DOWNING Street has failed to clarify whether or not David Cameron was aware of the Scotland Office plan to leak the Sturgeon/Bermann memo to the Press with the aim of smearing the SNP leader during the General Election campaign.

It also declined to comment on the decision by Alistair Carmichael, the former Scottish Secretary, to approve the leak.
The distancing by No 10 from the row came as Nationalist supporters continued to pile pressure on the Liberal Democrat MP for Orkney and Shetland by beginning a campaign to mount a legal challenge to try to end his parliamentary tenure in the courts.
The crowd-funding campaign by Kirkwall-based Nationalist supporter Fiona MacInnes has reportedly raised £10,000 already towards a £60,000 total.
In a separate development, Police Scotland confirmed it had begun inquiries "to establish whether there is any criminality" following a formal complaint lodged by an unknown person against Mr Carmichael.
The memo claimed Nicola Sturgeon told Sylvie Bermann, the French Ambassador to the UK, that she would prefer the Conservative leader to stay as Prime Minister and that Ed Miliband was not up to the job of replacing him.
The assertion in the memo, forcefully denied by the First Minister and then by the French Ambassador, was later accepted as false by Mr Carmichael, who approved the leak to the Press to smear the SNP leader as a hypocrite given, in public, she had said the total opposite.

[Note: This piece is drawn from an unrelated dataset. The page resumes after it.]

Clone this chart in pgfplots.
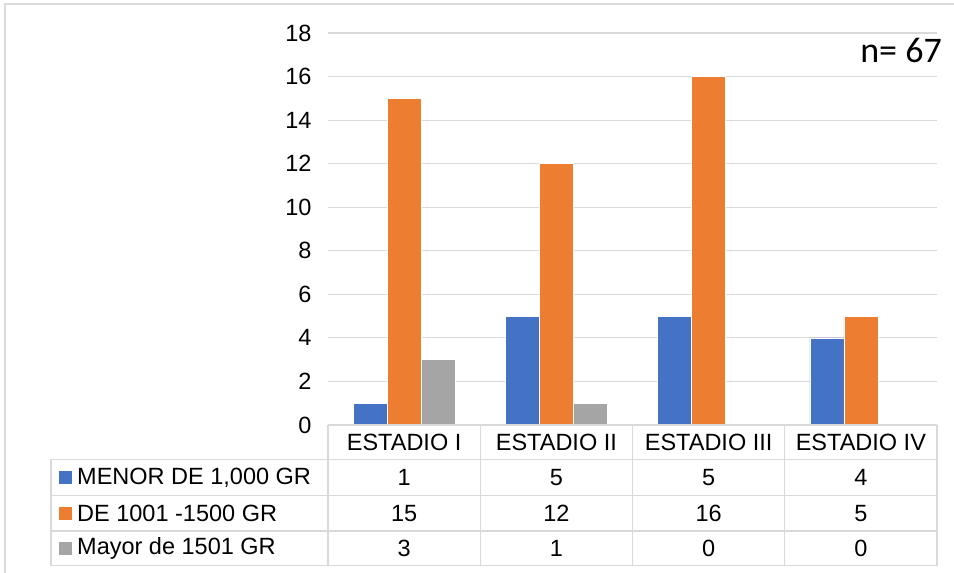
\documentclass[border=0pt]{standalone}
\usepackage{pgfplots}
\usepackage{pgfplotstable}
\pgfplotsset{compat=1.18}
\usepackage{fontspec}
\setmainfont{Liberation Sans}
\newfontfamily\calibri{Carlito}

\definecolor{cblue}{HTML}{4472C4}
\definecolor{corange}{HTML}{ED7D31}
\definecolor{cgrey}{HTML}{A5A5A5}
\definecolor{gridgrey}{HTML}{D9D9D9}

% Recuento por estadio y grupo de peso
\pgfplotstableread{
cat a  b  c
0   1  15 3
1   5  12 1
2   5  16 0
3   4  5  0
}\datos

\newcommand{\tfont}{\fontsize{23.5}{28}\selectfont}

\begin{document}
\begin{tikzpicture}[x=1pt,y=1pt]
\begin{axis}[
  at={(0,0)}, anchor=south west,
  scale only axis,
  width=609pt, height=392pt,
  xmin=-0.5, xmax=3.5,
  ymin=0, ymax=18,
  ytick={0,2,...,18},
  xtick=\empty,
  ymajorgrids,
  grid style={gridgrey, line width=1.2pt},
  axis line style={draw=none},
  major tick length=0pt,
  tick label style={font=\tfont, black},
  /pgf/number format/assume math mode=true,
  y tick label style={xshift=-13pt},
  ybar=0pt,
  bar width=34pt,
  clip=false,
]
\addplot[fill=cblue, draw=white, line width=0.6pt] table[x=cat, y=a] {\datos};
\addplot[fill=corange, draw=white, line width=0.6pt] table[x=cat, y=b] {\datos};
\addplot[fill=cgrey, draw=white, line width=0.6pt] table[x=cat, y=c] {\datos};
\end{axis}

% marco del área del gráfico
\draw[gridgrey, line width=1.2pt] (-323,-148) -- (-323,421) -- (626,421);

% tabla de datos
\begin{scope}[gridgrey, line width=1.2pt]
  \draw (0,0) -- (609,0);
  \foreach \yy in {-34.3,-70.7,-106,-140.7} \draw (-277,\yy) -- (609,\yy);
  \draw (-277,-34.3) -- (-277,-140.7);
  \foreach \k in {0,...,4} \draw ({152.25*\k},0) -- ({152.25*\k},-140.7);
\end{scope}

\foreach \name [count=\i from 0] in {ESTADIO I,ESTADIO II,ESTADIO III,ESTADIO IV}
  \node[font=\tfont, anchor=center] at ({76.125+152.25*\i},-17.2) {\name};

\foreach \r in {0,...,3}{
  \pgfplotstablegetelem{\r}{a}\of\datos
  \node[font=\tfont] at ({76.125+152.25*\r},-52.5) {\pgfplotsretval};
  \pgfplotstablegetelem{\r}{b}\of\datos
  \node[font=\tfont] at ({76.125+152.25*\r},-88.4) {\pgfplotsretval};
  \pgfplotstablegetelem{\r}{c}\of\datos
  \node[font=\tfont] at ({76.125+152.25*\r},-123.4) {\pgfplotsretval};
}

% leyenda de filas
\fill[cblue]   (-269,-59) rectangle ++(13,13);
\fill[corange] (-269,-95) rectangle ++(13,13);
\fill[cgrey]   (-269,-130) rectangle ++(13,13);
\node[font=\tfont, anchor=west, inner sep=0pt] at (-251,-52.5) {MENOR DE 1,000 GR};
\node[font=\tfont, anchor=west, inner sep=0pt] at (-251,-88.4) {DE 1001 -1500 GR};
\node[font=\tfont, anchor=west, inner sep=0pt] at (-251,-123.4) {Mayor de 1501 GR};

\node[font=\calibri\fontsize{36}{40}\selectfont, anchor=base east, inner sep=0pt] at (614,362) {n= 67};

\pgfresetboundingbox
\useasboundingbox (-328,-148) rectangle (626,425);
\end{tikzpicture}
\end{document}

Thus far, the former Cabinet Minister, having accepted full responsibility for the leak, has sought to tough it out, saying all he wanted to do now was to "get on" representing the people who voted for him.
Today, the SNP at Westminster is expected to refer the matter to Kathryn Hudson, the Standards Commissioner, for investigation.
Under the Recall of MPs Act, introduced just before the election campaign and championed by the Lib Dems, if an MP were suspended for more than 21 sitting days, then only 10 per cent of the local electorate - around 3400 people - would be needed to sign a petition to declare the seat vacant and spark a by-election.
Mr Carmichael was the only one of 11 Lib Dem candidates in Scottish seats previously held by the party to survive the SNP surge on May 7; his 9928 majority was reduced to just 817.
Asked if Mr Cameron had been aware of the Sturgeon/Bermann memo before it was leaked, his spokesman said: "I would not have anything further to add to what the Cabinet Secretary has said to this."
In a statement following his inquiry, Sir Jeremy Heywood said those who "had access to the memo" were asked to fill out a questionnaire and then interviewed. He also stated that, beyond Mr Carmichael and his special advisor, no one else had "any involvement in the leaking of the memo".
Asked if the PM would comment on Mr Carmichael's decision to approve the leak, he replied: "I would not add to what Mr Carmichael himself has said."
Earlier, the backbencher's colleague, Sir Malcolm Bruce, staunchly defended him, telling the BBC that the SNP's efforts to oust Mr Carmichael was "an ugly sight".
The former Lib Dem deputy leader added: "Alistair has recognised he has made a mistake and people are entitled to make mistakes, learn from them and move on."
Sir Malcolm, who stepped down as the MP for Gordon at the election, then suggested if any MP or Minister had to resign because they had told a lie, "we'd clear out the House of Commons very fast, I would suggest".
Asked if he was saying lying in public life was widespread, Sir Malcolm replied: "No. Well, yes. The answer is lots of people have told lies and you know that to be perfectly true."